The trick is that Boltzmann assumed that a gas  (a discrete set of interacting molecules) can be considered as a continuum of points and, on top of that, that the particles can be considered independent of each other: if these arbitrary assumptions are dropped, no rigorous proof  for the irreversibility of natural processes exists.

The French mathematician Jules Henri Poincaré (“Sur le problème des trois corps et les équations de la dynamique”, 1890), for example, proved just about the opposite: that every closed system must eventually revert in time to its initial state (the “recurrence theorem”). Thus everything that can happen “will” happen, and will happen infinite times. Poincaré proved eternal recurrence where Thermodynamics had just proved eternal doom.  The German mathematician Ernst Zermelo immediately (“On a Theorem of Dynamics and the Mechanical Theory of Heat”, 1896) noticed that this would violate the law of entropy, as the return to a previous state would imply that entropy at some point must decrease in order to return to its original value.

Boltzmann could find only one rational reply: that there might be universes in which entropy decreases to compensate for universes like ours in which entropy can never decrease.

It took the Belgian (but Russian-born) physicist and Nobel-prize winner Ilya Prigogine, in the 1970s, to provide a more credible explanation for the origin of irreversibility. He observed some inherent time asymmetry in chaotic processes at the microscopic level, which would cause entropy at the macroscopic level. He reached the intriguing conclusion that irreversibility originates from randomness which is inherent in nature.

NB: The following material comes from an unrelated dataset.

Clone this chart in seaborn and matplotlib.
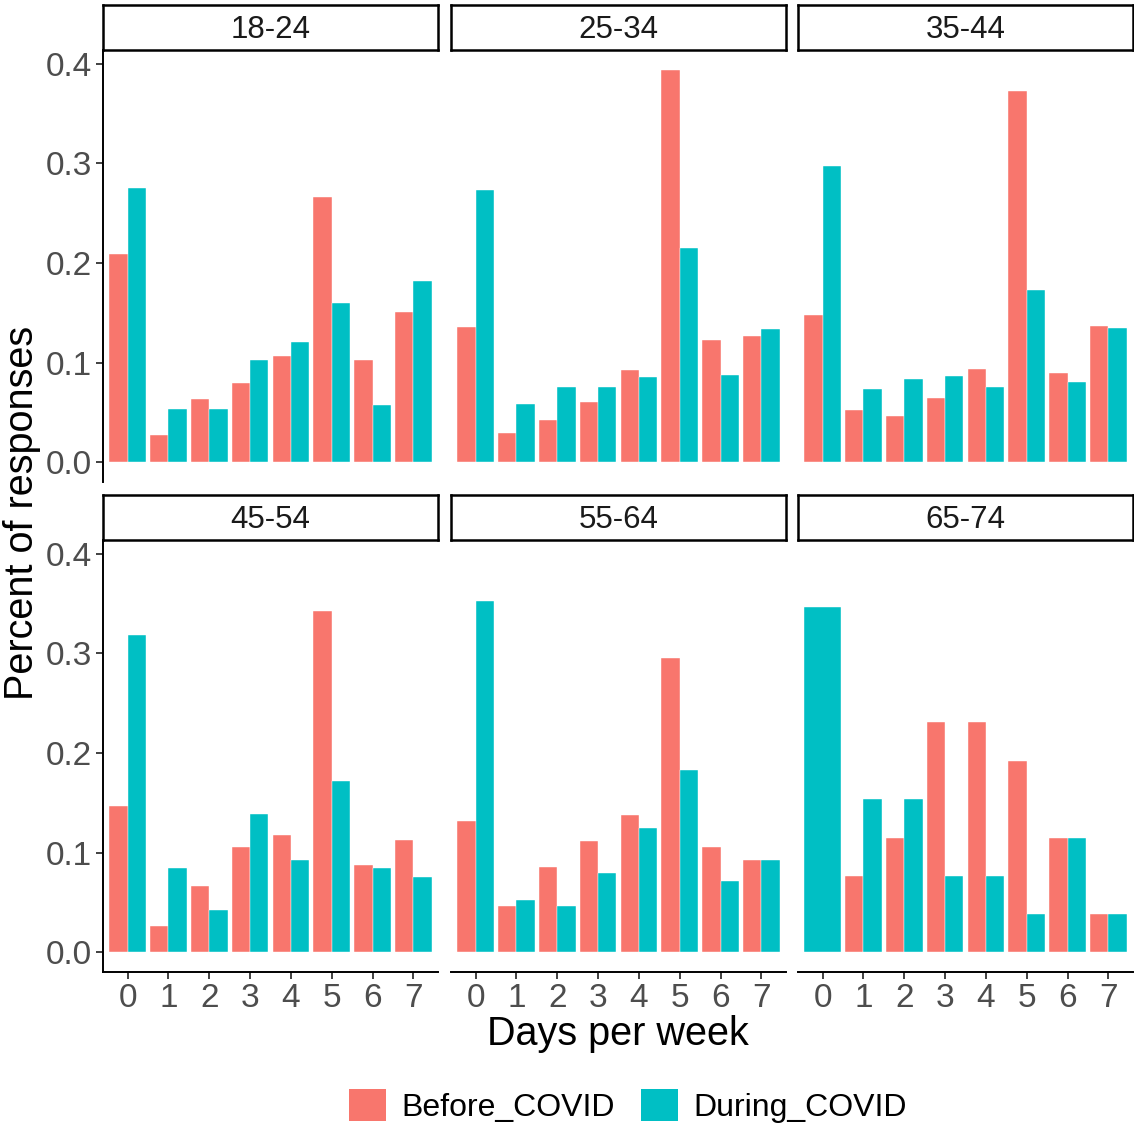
import numpy as np
import pandas as pd
import matplotlib
matplotlib.use("Agg")
import matplotlib.pyplot as plt
from matplotlib.patches import Patch
import seaborn as sns

# ---- data: share of responses by days per week, per age group ----
days = ["0", "1", "2", "3", "4", "5", "6", "7"]
age_groups = ["18-24", "25-34", "35-44", "45-54", "55-64", "65-74"]
periods = ["Before_COVID", "During_COVID"]

before_18_24 = [0.209, 0.027, 0.064, 0.080, 0.107, 0.266, 0.103, 0.151]
during_18_24 = [0.275, 0.054, 0.054, 0.103, 0.121, 0.160, 0.058, 0.182]

before_25_34 = [0.136, 0.029, 0.043, 0.061, 0.093, 0.394, 0.123, 0.127]
during_25_34 = [0.273, 0.059, 0.076, 0.076, 0.086, 0.215, 0.088, 0.134]

before_35_44 = [0.148, 0.053, 0.047, 0.065, 0.094, 0.373, 0.090, 0.137]
during_35_44 = [0.297, 0.074, 0.084, 0.087, 0.076, 0.173, 0.081, 0.135]

before_45_54 = [0.147, 0.026, 0.067, 0.106, 0.118, 0.342, 0.088, 0.113]
during_45_54 = [0.318, 0.085, 0.043, 0.139, 0.093, 0.172, 0.085, 0.076]

before_55_64 = [0.132, 0.047, 0.086, 0.112, 0.138, 0.295, 0.106, 0.093]
during_55_64 = [0.353, 0.053, 0.047, 0.080, 0.125, 0.183, 0.072, 0.093]

before_65_74 = [np.nan, 0.077, 0.115, 0.231, 0.231, 0.192, 0.115, 0.038]
during_65_74 = [0.346, 0.154, 0.154, 0.077, 0.077, 0.038, 0.115, 0.038]

series = {
    "18-24": (before_18_24, during_18_24),
    "25-34": (before_25_34, during_25_34),
    "35-44": (before_35_44, during_35_44),
    "45-54": (before_45_54, during_45_54),
    "55-64": (before_55_64, during_55_64),
    "65-74": (before_65_74, during_65_74),
}

rows = []
for age in age_groups:
    for period, vals in zip(periods, series[age]):
        for d, v in zip(days, vals):
            rows.append({"age": age, "day": d, "period": period, "pct": v})
df = pd.DataFrame(rows).dropna(subset=["pct"])

colors = {"Before_COVID": "#F8766D", "During_COVID": "#00BFC4"}

# ---- figure / layout ----
W, H = 1134, 1126
plt.rcParams["font.family"] = ["Liberation Sans", "DejaVu Sans"]
fig = plt.figure(figsize=(W / 100, H / 100), dpi=100)
fig.patch.set_facecolor("white")

col_x = [(103, 438), (451, 786), (798, 1133)]
row_y = [(50, 482), (540, 972)]      # panel top / bottom in px
strip_h = 45

ymin, ymax = -0.0197, 0.4137
tick_color = "#333333"
label_color = "#4D4D4D"
tick_fs = 24
strip_fs = 22.5


def px_rect(x0, x1, ytop, ybot):
    return [x0 / W, 1 - ybot / H, (x1 - x0) / W, (ybot - ytop) / H]


for i, age in enumerate(age_groups):
    r, c = divmod(i, 3)
    x0, x1 = col_x[c]
    yt, yb = row_y[r]
    ax = fig.add_axes(px_rect(x0, x1, yt, yb))
    sub = df[df["age"] == age]

    n_per_day = sub.groupby("day")["period"].transform("nunique")
    paired = sub[n_per_day == 2]
    single = sub[n_per_day == 1]

    common = dict(x="day", y="pct", hue="period", order=days, hue_order=periods,
                  palette=colors, width=0.9, saturation=1, errorbar=None,
                  edgecolor="white", linewidth=0.3, legend=False, ax=ax)
    sns.barplot(data=paired, dodge=True, **common)
    if len(single):
        # a day with only one period gets the full bar width
        sns.barplot(data=single, dodge=False, **common)

    ax.set_xlim(-0.6, 7.6)
    ax.set_ylim(ymin, ymax)
    ax.set_xlabel("")
    ax.set_ylabel("")
    ax.set_facecolor("white")
    for s in ["top", "right"]:
        ax.spines[s].set_visible(False)

    # left axis only on first column
    if c == 0:
        ax.spines["left"].set_color("black")
        ax.spines["left"].set_linewidth(1.4)
        ax.set_yticks([0.0, 0.1, 0.2, 0.3, 0.4])
        ax.set_yticklabels(["0.0", "0.1", "0.2", "0.3", "0.4"])
        ax.tick_params(axis="y", length=5, width=1.3, color=tick_color,
                       labelsize=tick_fs, labelcolor=label_color, pad=3)
    else:
        ax.spines["left"].set_visible(False)
        ax.set_yticks([0.0, 0.1, 0.2, 0.3, 0.4])
        ax.tick_params(axis="y", length=0, labelleft=False)

    # bottom axis only on second row
    if r == 1:
        ax.spines["bottom"].set_color("black")
        ax.spines["bottom"].set_linewidth(1.4)
        ax.set_xticks(range(len(days)))
        ax.set_xticklabels(days)
        ax.tick_params(axis="x", length=5, width=1.3, color=tick_color,
                       labelsize=tick_fs, labelcolor=label_color, pad=3)
    else:
        ax.spines["bottom"].set_visible(False)
        ax.tick_params(axis="x", length=0, labelbottom=False)

    # facet strip
    sax = fig.add_axes(px_rect(x0, x1, yt - strip_h, yt))
    sax.set_xticks([])
    sax.set_yticks([])
    sax.set_facecolor("white")
    for s in sax.spines.values():
        s.set_color("black")
        s.set_linewidth(1.8)
    sax.text(0.5, 0.45, age, ha="center", va="center", fontsize=strip_fs,
             color="#1A1A1A", transform=sax.transAxes)

# axis titles
fig.text(618 / W, 1 - 1034 / H, "Days per week", ha="center", va="center",
         fontsize=28.5, color="black")
fig.text(22 / W, 1 - 513 / H, "Percent of responses", ha="center", va="center",
         rotation=90, fontsize=28.5, color="black")

# legend
handles = [Patch(facecolor=colors[p], edgecolor="none", label=p) for p in periods]
fig.legend(handles=handles, loc="center", bbox_to_anchor=(628 / W, 1 - 1106 / H),
           ncol=2, frameon=False, fontsize=23, handlelength=1.15, handleheight=1.15,
           handletextpad=0.5, columnspacing=0.8)

fig.savefig("out.png", dpi=100, facecolor="white")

Boltzmann’s reformulation of the second law was probabilistic: it explained the entropy of the system as a property about a population of particles, not just one particle. The second law does not claim that every single particle is subject to it, but that closed systems (made of many particles) are subject to it. An individual particle may well be violating the second law for a few microseconds, but the millions of particles that make up a system will obey it (just like one person might win at the roulette once, but that episode does not change the statistical law that people lose money at the roulette). In 2002 Australian researchers, in fact, showed that microscopic systems may spontaneously become more orderly for short periods of time.